Ainda no âmbito da primeira restrição, a Resolução CMN 5.118 veda que instituições financeiras ou entidades autorizadas a funcionar pelo Banco Central do Brasil (ou suas partes relacionadas) atuem como emissoras, devedoras, codevedoras ou garantidoras dos títulos de dívida utilizados para estruturação de CRIs de CRAs – evitando que instituições voltadas aos serviços financeiros se envolvam na constituição de tais créditos.

A segunda restrição, por sua vez, tem como foco a origem dos direitos creditórios sujeitos à securitização.

Em primeiro lugar, é vedado que sejam utilizados na estruturação dos CRIs e CRAs créditos decorrentes de transações entre partes relacionadas. Desta forma, evita que empresas de um mesmo grupo econômico transfiram recursos entre si e, em decorrência de tal movimentação “interna”, estejam aptas e envolver tais créditos em securitização para formação dos títulos mencionados acima, independente do destino de tais recursos.

Ainda, a Resolução CMN 5.118 veda que direitos creditórios decorrentes de operações financeiras cujos recursos sejam utilizados para reembolso de despesas sejam envolvidos na estruturação de CRIs de CRAs, independentemente de quais despesas sejam reembolsadas (isto é, mesmo que tenham relação com o setor imobiliário ou o agronegócio). Referida limitação evita que empresas envolvam todo seu quadro de despesas (como a compra de matéria prima, maquinário, dentre outros passivos operacionais) em um constante processo de operações de securitização, cenário que reduziria substancialmente o pagamento de tributos, em razão dos benefícios fiscais dos CRIs e CRAs.

De qualquer forma, é importante frisar que não serão aplicadas tais regras para CRIs e CRAs que, em data anterior à data de início de vigência da resolução, já tenham sido distribuídos ou tenham sido objeto de requerimento de registro de distribuição perante a CVM, nas ofertas de distribuição pública. Em caso de prorrogação de prazo para os CRIs e CRAs já distribuídos, por outro lado, deve ser considerado o disposto na resolução.

  1. Resolução CMN nº 5.119

Assim como a norma tratada acima, a Resolução CMN nº 5.119 também implementa diversas restrições à estruturação de ativos destinados ao financiamento de projetos do setor imobiliário ou agronegócio. As mudanças, em linhas gerais, restringem as hipóteses em que a destinação dos recursos obtidos pelo financiamento se enquadre como pertencente aos setores mencionados acima, além de eliminar as hipóteses de emissão de tais ativos com curtos prazos de vencimento.

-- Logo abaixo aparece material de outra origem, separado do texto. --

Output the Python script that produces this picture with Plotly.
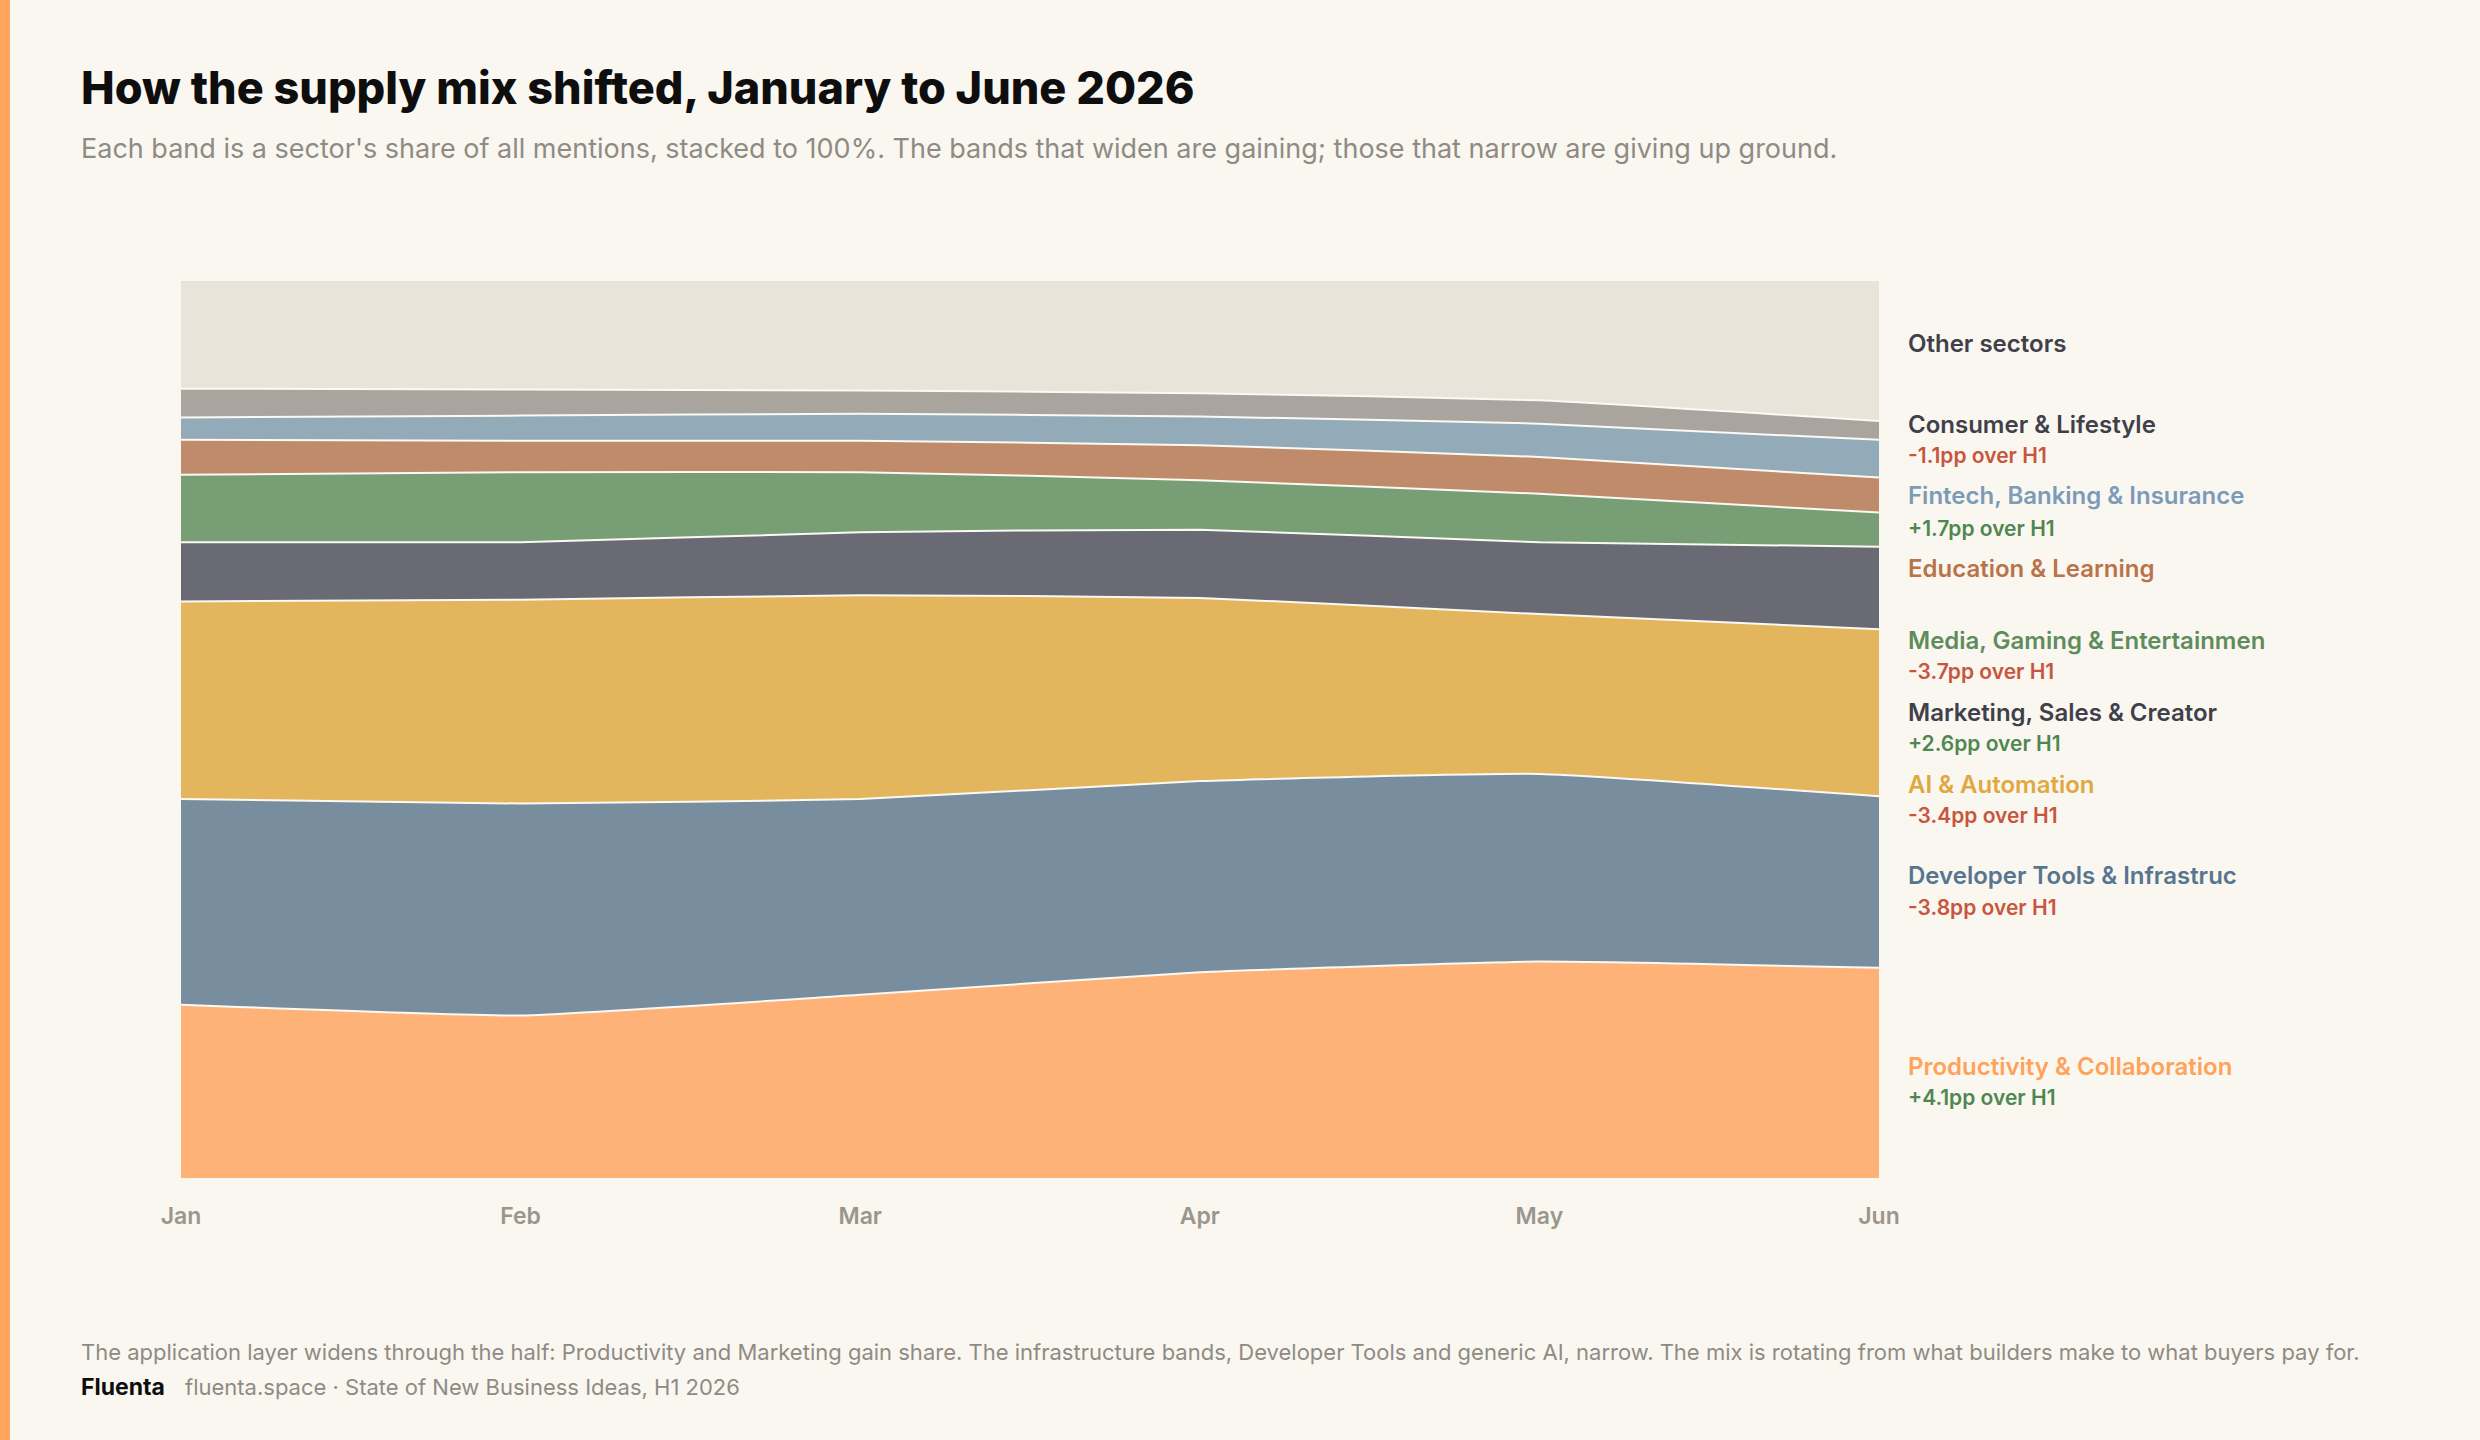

A norma elimina a possibilidade de que Letras de Crédito Imobiliário (LCI) sejam emitidas com prazo inferior a 12 (doze) meses (antes era possível a emissão de LCIs com prazo de 90 dias, desde que não atualizada por índice de preços). Além disso, expõe, de forma taxativa, o que se considera crédito imobiliário para fins de emissão de LCIs (restringindo tal conceito a seis possibilidades apenas).

Da mesma forma, as operações envolvendo Letras de Crédito do Agronegócio (LCA) deverão ter prazo mínimo de 9 (nove) meses (antes, também era possível a emissão de LCAs com prazo de 90 dias, desde que não atualizada por índice de preços), e a norma veda a emissão de LCAs com lastro nos seguintes créditos: (i) adiantamentos sobre operação de câmbio; (ii) créditos à exportação, inclusive certificados, cédulas ou notas deles representativos; (iii) certificados de recebíveis, inclusive certificados de recebíveis do agronegócio; e (iv) debêntures.